A strong case could be made that Starro’s death was actually the best of the film but…
1. Colonel Rick Flag
Then there’s Colonel Rick Flag. Joel Kinnaman reprised his role from David Ayer’s “Suicide Squad” to perfection, if not better. Though Flag doesn’t have June (Cara Delevigne) this time around, he still has that humanity in him — and without it being tied to just one person, we really got to see him evolve as a character.
Here, he was much more open to joking and bantering with his team. He gave Bloodsport (Idris Elba) a hard time because they were old soldier buddies. He indulged Harley’s oddities, reminding The Thinker that though he wouldn’t actually be killed if he coughed without covering his mouth, as Harley suggested, that didn’t mean he had an open invitation to do so.
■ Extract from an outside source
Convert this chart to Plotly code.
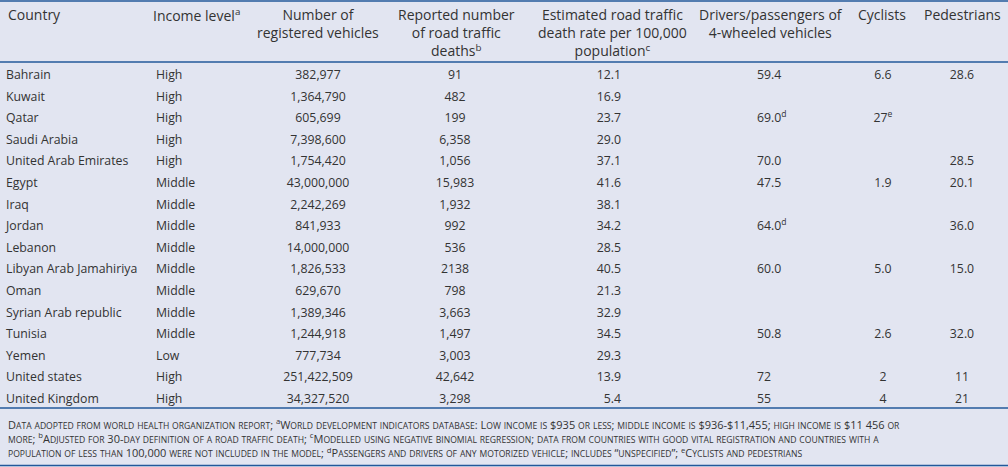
import re
import plotly.graph_objects as go

countries = ["Bahrain", "Kuwait", "Qatar", "Saudi Arabia", "United Arab Emirates", "Egypt", "Iraq",
             "Jordan", "Lebanon", "Libyan Arab Jamahiriya", "Oman", "Syrian Arab republic", "Tunisia",
             "Yemen", "United states", "United Kingdom"]
income = ["High", "High", "High", "High", "High", "Middle", "Middle", "Middle", "Middle", "Middle",
          "Middle", "Middle", "Middle", "Low", "High", "High"]
vehicles = ["382,977", "1,364,790", "605,699", "7,398,600", "1,754,420", "43,000,000", "2,242,269",
            "841,933", "14,000,000", "1,826,533", "629,670", "1,389,346", "1,244,918", "777,734",
            "251,422,509", "34,327,520"]
deaths = ["91", "482", "199", "6,358", "1,056", "15,983", "1,932", "992", "536", "2138", "798",
          "3,663", "1,497", "3,003", "42,642", "3,298"]
rate = ["12.1", "16.9", "23.7", "29.0", "37.1", "41.6", "38.1", "34.2", "28.5", "40.5", "21.3",
        "32.9", "34.5", "29.3", "13.9", "5.4"]
drivers = ["59.4", "", "69.0<sup>d</sup>", "", "70.0", "47.5", "", "64.0<sup>d</sup>", "", "60.0",
           "", "", "50.8", "", "72", "55"]
cyclists = ["6.6", "", "27<sup>e</sup>", "", "", "1.9", "", "", "", "5.0", "", "", "2.6", "", "2", "4"]
pedestrians = ["28.6", "", "", "", "28.5", "20.1", "", "36.0", "", "15.0", "", "", "32.0", "", "11", "21"]

headers = ["Country", "Income level<sup>a</sup>", "Number of<br>registered vehicles",
           "Reported number<br>of road traffic<br>deaths<sup>b</sup>",
           "Estimated road traffic<br>death rate per 100,000<br>population<sup>c</sup>",
           "Drivers/passengers of<br>4-wheeled vehicles", "Cyclists", "Pedestrians"]

footnote = ("Data adopted from world health organization report; <sup>a</sup>World development indicators database: "
            "Low income is $935 or less; middle income is $936-$11,455; high income is $11 456 or<br>"
            "more; <sup>b</sup>Adjusted for 30-day definition of a road traffic death; <sup>c</sup>Modelled using "
            "negative binomial regression; data from countries with good vital registration and countries with a<br>"
            "population of less than 100,000 were not included in the model; <sup>d</sup>Passengers and drivers of "
            "any motorized vehicle; includes \u201cunspecified\u201d; <sup>e</sup>Cyclists and pedestrians")

W, H = 1008, 467
BG = "#e2e5f1"
RULE = "#23589a"
TXT = "#333333"
FONT = "Open Sans"
body_size = 12.3
foot_size = 11
foot_small = 8.6


def small_caps(text, small):
    out = []
    in_sup = False
    for part in re.split(r"(<[^>]+>)", text):
        if part.startswith("<"):
            if part == "<sup>":
                in_sup = True
            elif part == "</sup>":
                in_sup = False
            out.append(part)
        elif in_sup:
            out.append(part)
        else:
            out.append(re.sub(r"[a-z]+",
                              lambda m: f'<span style="font-size:{small}px">{m.group(0).upper()}</span>',
                              part))
    return "".join(out)


columns = [
    (countries, 6, "middle right"),
    (income, 156, "middle right"),
    (vehicles, 318, "middle center"),
    (deaths, 455, "middle center"),
    (rate, 621, "middle left"),
    (drivers, 757, "middle right"),
    (cyclists, 883, "middle center"),
    (pedestrians, 962, "middle center"),
]
rows = list(range(len(countries)))

fig = go.Figure()
for vals, xpos, pos in columns:
    fig.add_trace(go.Scatter(
        x=[xpos] * len(vals), y=rows, mode="text", text=vals, textposition=pos,
        textfont=dict(family=FONT, size=body_size, color=TXT), hoverinfo="skip", showlegend=False))

# header
hdr_x = [6, 151, 318, 456, 612, 771, 882, 962]
hdr_anchor = ["left", "left", "center", "center", "center", "center", "center", "center"]
for h, xp, an in zip(headers, hdr_x, hdr_anchor):
    fig.add_annotation(x=xp, xref="x", y=1 - 3 / H, yref="paper", text=h, showarrow=False,
                       xanchor=an, yanchor="top", align=an,
                       font=dict(family=FONT, size=14, color=TXT))

fig.add_annotation(x=6, xref="x", y=1 - 414 / H, yref="paper", text=small_caps(footnote, foot_small),
                   showarrow=False, xanchor="left", yanchor="top", align="left",
                   font=dict(family=FONT, size=foot_size, color=TXT))

for py in [1, 62, 408, 465.5]:
    fig.add_shape(type="line", xref="paper", yref="paper", x0=0, x1=1, y0=1 - py / H, y1=1 - py / H,
                  line=dict(color=RULE, width=1.6))

first_px, last_px = 76, 400
row_px = (last_px - first_px) / 15.0
y_top = -first_px / row_px
y_bot = (H - first_px) / row_px
fig.update_layout(
    width=W, height=H, margin=dict(l=0, r=0, t=0, b=0),
    paper_bgcolor=BG, plot_bgcolor=BG,
    xaxis=dict(range=[0, W], visible=False, fixedrange=True),
    yaxis=dict(range=[y_bot, y_top], visible=False, fixedrange=True),
)
fig.write_html("out.html", config={"displayModeBar": False},
               post_script="document.body.style.margin='0';document.body.style.overflow='hidden';")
And because the mission wasn’t rooted in protecting his one true love, Flag was far more ready to deviate from his mandate in order to protect the greater good. He wanted the press to know exactly why Starro was on the loose, and how the alien even came to be. He fought with everything he had to serve his people, not just his country.
Unfortunately, Peacemaker (John Cena) operates on a far more twisted form of logic. He wants peace at all costs, and he doesn’t care who he has to kill to make that happen. And in his eyes, that meant stabbing Flag directly in the chest with a piece of broken tile.
Once again, it’s brutal, but it’s earned in every way. Flag is a character viewers have spent two movies with now; we know this guy. And really, this is the only way he could’ve gone out of this world.